- Italian theatrical release poster
- Directed by: Marco Martani
- Written by: Massimiliano Bruno; Marco Martani;
- Based on: Zero by Massimiliano Bruno
- Produced by: Gianluca Curti; Lorenzo Gangarossa; Mario Gianani; Santo Versace;
- Starring: Lorenzo Richelmy; Alessio Lapice; Lucrezia Guidone; Francesco Russo; Giancarlo Commare; Romano Reggiani;
- Cinematography: Valerio Azzali
- Edited by: Luciana Pandolfelli
- Music by: Francesco Cerasi
- Production companies: Minerva Pictures; Wildside;
- Distributed by: Vision Distribution
- Release dates: 19 October 2023 (Rome); 21 March 2024 (Italy);
- Running time: 100 minutes
- Country: Italy
- Language: Italian

= Eravamo bambini =

2023 Italian film by Marco Martani

Eravamo bambini is a 2023 Italian neo-noir drama film directed by Marco Martani, loosely based on the play Zero by Massimiliano Bruno.

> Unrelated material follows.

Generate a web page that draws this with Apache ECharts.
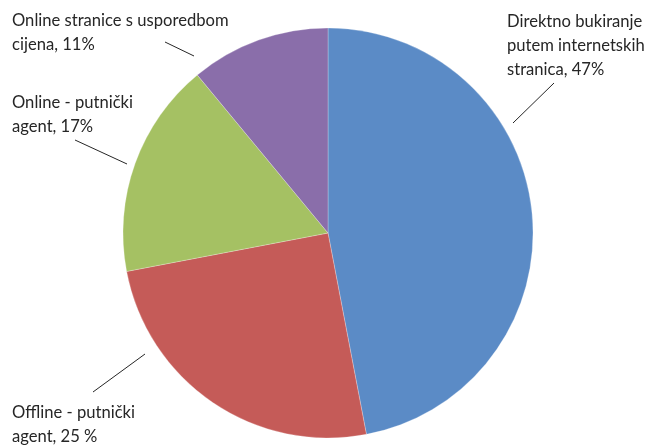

It premiered at the Rome Film Festival on 19 October 2023.

==Premise==
A group of friends are traumatized by a brutal event in their childhood. Wanting revenge, they return to the site of the event—a small town in Calabria—to face their demons.

==Cast==
- Lorenzo Richelmy as Walter
  - Andrea Arru as young Walter
- Alessio Lapice as Gianluca
- Lucrezia Guidone as Margherita
- Francesco Russo as "Cacasotto"
- Giancarlo Commare as Peppino
- Romano Reggiani as Andrea
- Vincenzo Ferrera as Tonino
- Paola Lavini as Elena
- Lucio Patané as Carmine
- Claudia Coli as Maria
- Maria Letizia Gorga as Sinuzza
- Daniele Parisi as Massimo
- Gaetano Sciortino as Angelo
- Francesco Lamantia as Marshal Renzulli
- Massimo Popolizio as Antonio Rizzo

==Production==
The film was shot in Calabria and Lazio—specifically Latina and Grottaferrata—from late August to October 2022.

==Release==
The film premiered at the Rome Film Festival on 19 October 2023.